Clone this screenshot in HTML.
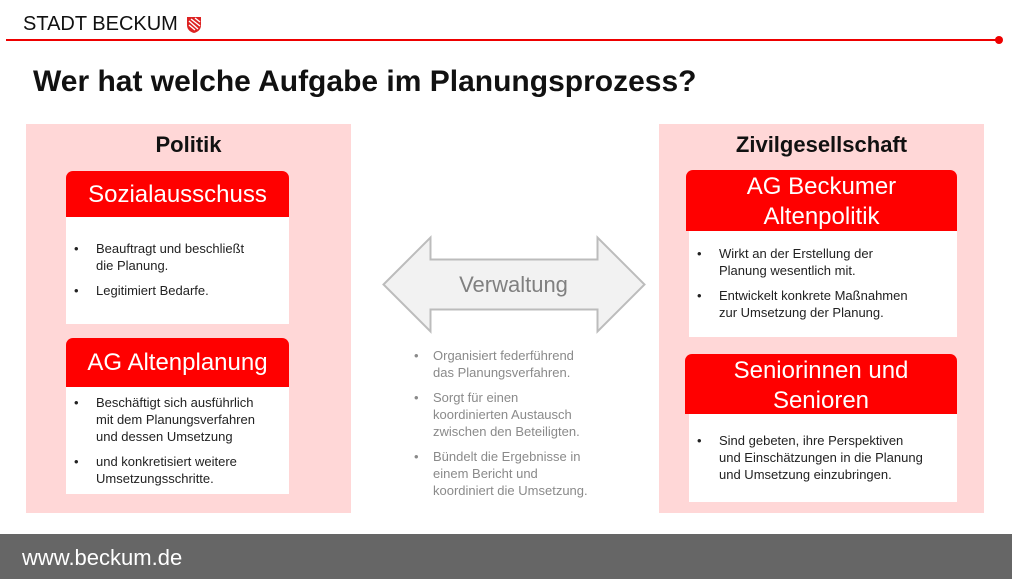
<!DOCTYPE html>
<html><head><meta charset="utf-8"><style>
*{margin:0;padding:0;box-sizing:border-box}
body{width:1012px;height:579px;position:relative;background:#fff;font-family:"Liberation Sans",sans-serif;overflow:hidden}
.a{position:absolute}
.panel{background:#ffd7d7}
.red{background:#f00;color:#fff;text-align:center;border-radius:7px 7px 0 0;font-size:24px;line-height:30px}
.wh{background:#fff}
ul{list-style:none;font-size:13px;color:#222;line-height:17px}
li{position:relative;padding-left:30px;margin-bottom:8px;white-space:nowrap}
li:before{content:"•";position:absolute;left:8px}
.g li{color:#8a8a8a;padding-left:20px}
.g li:before{left:1px}
h2{font-size:22px;font-weight:bold;text-align:center;color:#111}
</style></head><body>
<div class="a" style="left:23px;top:13px;font-size:20px;color:#111">STADT BECKUM</div>
<svg class="a" style="left:186px;top:16px" width="16" height="18" viewBox="0 0 16 18"><path d="M1 1H15V9Q15 15 8 17Q1 15 1 9Z" fill="#d22"/><path d="M3 5L12 13M3 9L9 14M5 3L14 10M9 2L14 6" stroke="#fff" stroke-width="1.4"/></svg>
<div class="a" style="left:6px;top:39px;width:994px;height:2px;background:#e00"></div>
<div class="a" style="left:995px;top:36px;width:8px;height:8px;border-radius:50%;background:#e00"></div>
<div class="a" style="left:33px;top:65px;font-size:30px;font-weight:bold;color:#111">Wer hat welche Aufgabe im Planungsprozess?</div>

<div class="a panel" style="left:26px;top:124px;width:325px;height:389px"></div>
<h2 class="a" style="left:26px;top:132px;width:325px">Politik</h2>
<div class="a red" style="left:66px;top:171px;width:223px;height:46px;padding-top:9px">Sozialausschuss</div>
<div class="a wh" style="left:66px;top:217px;width:223px;height:107px"><ul style="margin-top:23px"><li>Beauftragt und beschließt<br>die Planung.</li><li>Legitimiert Bedarfe.</li></ul></div>
<div class="a red" style="left:66px;top:338px;width:223px;height:49px;padding-top:10px">AG Altenplanung</div>
<div class="a wh" style="left:66px;top:387px;width:223px;height:107px"><ul style="margin-top:7px"><li>Beschäftigt sich ausführlich<br>mit dem Planungsverfahren<br>und dessen Umsetzung</li><li>und konkretisiert weitere<br>Umsetzungsschritte.</li></ul></div>

<div class="a panel" style="left:659px;top:124px;width:325px;height:389px"></div>
<h2 class="a" style="left:659px;top:132px;width:325px">Zivilgesellschaft</h2>
<div class="a red" style="left:686px;top:170px;width:271px;height:61px;padding-top:2px">AG Beckumer<br>Altenpolitik</div>
<div class="a wh" style="left:689px;top:231px;width:268px;height:106px"><ul style="margin-top:14px"><li>Wirkt an der Erstellung der<br>Planung wesentlich mit.</li><li>Entwickelt konkrete Maßnahmen<br>zur Umsetzung der Planung.</li></ul></div>
<div class="a red" style="left:685px;top:354px;width:272px;height:60px;padding-top:2px">Seniorinnen und<br>Senioren</div>
<div class="a wh" style="left:689px;top:414px;width:268px;height:88px"><ul style="margin-top:18px"><li>Sind gebeten, ihre Perspektiven<br>und Einschätzungen in die Planung<br>und Umsetzung einzubringen.</li></ul></div>

<svg class="a" style="left:380px;top:234px" width="270" height="102" viewBox="380 234 270 102"><path d="M383.5 284.5L430.5 237.5V259.5H597.5V237.5L644.5 284.5L597.5 331.5V309.5H430.5V331.5Z" fill="#f2f2f2" stroke="#bcbcbc" stroke-width="2"/></svg>
<div class="a" style="left:430px;top:272px;width:167px;text-align:center;font-size:22px;color:#808080">Verwaltung</div>
<ul class="a g" style="left:413px;top:347px;width:215px"><li>Organisiert federführend<br>das Planungsverfahren.</li><li>Sorgt für einen<br>koordinierten Austausch<br>zwischen den Beteiligten.</li><li>Bündelt die Ergebnisse in<br>einem Bericht und<br>koordiniert die Umsetzung.</li></ul>

<div class="a" style="left:0;top:534px;width:1012px;height:45px;background:#666"></div>
<div class="a" style="left:22px;top:545px;font-size:22px;color:#fff">www.beckum.de</div>
</body></html>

• TASK DETAILS: Repeat the listing above exactly from its first line to the line containing "sich ausführlich<br>mit dem", both included, and omit the pictures.

• EXERCISE RESULT:
Clone this screenshot in HTML.
<!DOCTYPE html>
<html><head><meta charset="utf-8"><style>
*{margin:0;padding:0;box-sizing:border-box}
body{width:1012px;height:579px;position:relative;background:#fff;font-family:"Liberation Sans",sans-serif;overflow:hidden}
.a{position:absolute}
.panel{background:#ffd7d7}
.red{background:#f00;color:#fff;text-align:center;border-radius:7px 7px 0 0;font-size:24px;line-height:30px}
.wh{background:#fff}
ul{list-style:none;font-size:13px;color:#222;line-height:17px}
li{position:relative;padding-left:30px;margin-bottom:8px;white-space:nowrap}
li:before{content:"•";position:absolute;left:8px}
.g li{color:#8a8a8a;padding-left:20px}
.g li:before{left:1px}
h2{font-size:22px;font-weight:bold;text-align:center;color:#111}
</style></head><body>
<div class="a" style="left:23px;top:13px;font-size:20px;color:#111">STADT BECKUM</div>
<svg class="a" style="left:186px;top:16px" width="16" height="18" viewBox="0 0 16 18"><path d="M1 1H15V9Q15 15 8 17Q1 15 1 9Z" fill="#d22"/><path d="M3 5L12 13M3 9L9 14M5 3L14 10M9 2L14 6" stroke="#fff" stroke-width="1.4"/></svg>
<div class="a" style="left:6px;top:39px;width:994px;height:2px;background:#e00"></div>
<div class="a" style="left:995px;top:36px;width:8px;height:8px;border-radius:50%;background:#e00"></div>
<div class="a" style="left:33px;top:65px;font-size:30px;font-weight:bold;color:#111">Wer hat welche Aufgabe im Planungsprozess?</div>

<div class="a panel" style="left:26px;top:124px;width:325px;height:389px"></div>
<h2 class="a" style="left:26px;top:132px;width:325px">Politik</h2>
<div class="a red" style="left:66px;top:171px;width:223px;height:46px;padding-top:9px">Sozialausschuss</div>
<div class="a wh" style="left:66px;top:217px;width:223px;height:107px"><ul style="margin-top:23px"><li>Beauftragt und beschließt<br>die Planung.</li><li>Legitimiert Bedarfe.</li></ul></div>
<div class="a red" style="left:66px;top:338px;width:223px;height:49px;padding-top:10px">AG Altenplanung</div>
<div class="a wh" style="left:66px;top:387px;width:223px;height:107px"><ul style="margin-top:7px"><li>Beschäftigt sich ausführlich<br>mit dem Planungsverfahren<br>und dessen Umsetzung</li><li>und konkretisiert weitere<br>Umsetzungsschritte.</li></ul></div>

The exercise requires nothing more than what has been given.